The concept matching my childhood experiences is concerted cultivation since my parents were much involved in learning. For example, we had a schedule of studying throughout the week, whether I would complete homework or other educational tasks. Therefore, my parents were much involved in my childhood learning.

Harvard Case

The Harvard case represents the potential flaws that might occur because of the execution of affirmative action in the education sector. The dispute was presented at Federal District Court in Boston, Mass, where the plaintiff had sued the institution alleging discrimination against Asian Americans in admissions (Harvard Affirmative Action Case). The plaintiff noted that Harvard had set higher standards for admitting Asian American students, thereby being penalized for accepting whites and other minorities. The arguments were that the school was using non-academic subjective measures to focus on personal ratings, presumably promoting stereotyping. The plaintiff required the institution to be coerced to use neutral race-based admissions by focusing on grades and test scores only. However, the court held the Harvard affirmative action education policy while rejecting allegations of race-based admission policy.

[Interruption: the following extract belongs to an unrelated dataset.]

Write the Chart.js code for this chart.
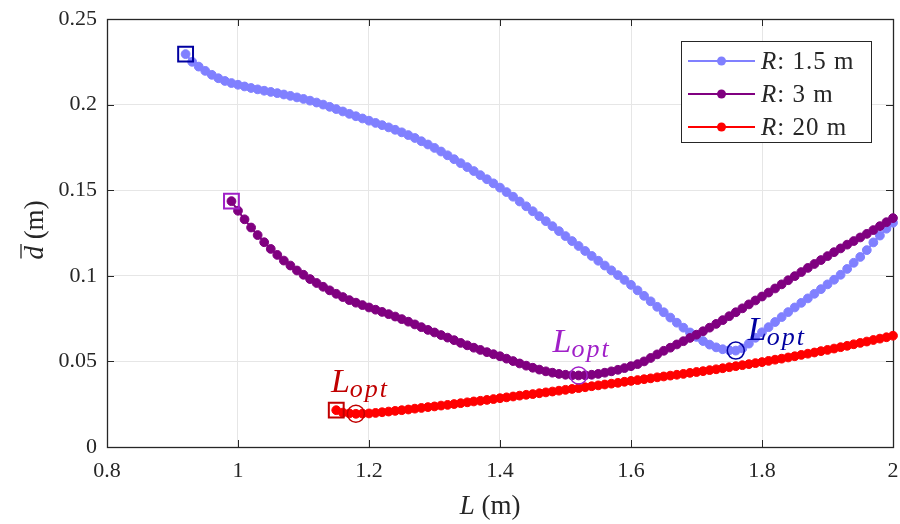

The ruling of the court and the perspectives of both the plaintiff and defendant can be explained using one of the theories learned in the classroom. Theories seek to interpret as well as predict practices and patterns amongst people in a social system. In this scenario, the models attempt to develop carefully developed arguments or explanations applicable to real-life events. Notably, since theories do not offer what happened in a situation precisely, they can be used to explain a particular education phenomenon based on carefully thought explanations. In this case, the Marx Conflict Theory is a superb framework for explaining the perceptions of the plaintiff in the Harvard scenario.

The Marx conflict theory focused on the causes and effects of the conflict between the social classes, particularly the capitalists and the working class or the poor. The framework focuses on the political, economic, and social implications of the society theorized to have a powerful group (the haves or the owners of the means of production) and oppressed populations (have not) (Ballantine et al. 57). The outcome of the social classes creates misunderstandings due to the conflicting interest of the resources available. Therefore, the plaintiff, Asian Americans consider themselves as have-nots since they don't have the voice to achieve their desired levels of participation in university admissions. Consequently, they have to compete for the available resources and opportunities to ensure the community is well-represented.

The Marx conflict model supports the plaintiff's perspective of the discrimination inflicted on the affirmative action policy against one community. Harvard's admission policy has a considerable impact on the existence of Asian-Americans in the institution as their population is being reduced as the school seeks to admit more students from other ethnic groups while limiting Asian Americans. The plaintiff argued that race is the predominant factors used by Harvard while making admission decisions, the classes are balanced racially, it intentionally discriminates against Asian-Americans and prioritizes on race without first considering the race-neutral alternatives of creating diversity.

However, based on the ruling of the judge, the rejection of the plaintiff's arguments was more solid due to the commitment of the school and society at large to increase diversity. Without consideration, engagement, and involvement of all people inaccessibility of the available scarce resources, conflicts are inevitable at both the social and ethnic extents. I agree with the ruling because it promotes diversity across all the levels because a focus on test scores only and grades would disadvantage a majority of the ethnic groups, and therefore imbalances in jobs, developments, and other economic benefits would occur.

Works Cited

Ballantine, Jeanne H, Joan Z. Spade, and Jenny Stuber. Schools and Society: A Sociological Approach to Education, 2018. Print.

Bourdieu Pierre. The forms of capital, 1986.

Harvard Affirmative Action Case, 2019.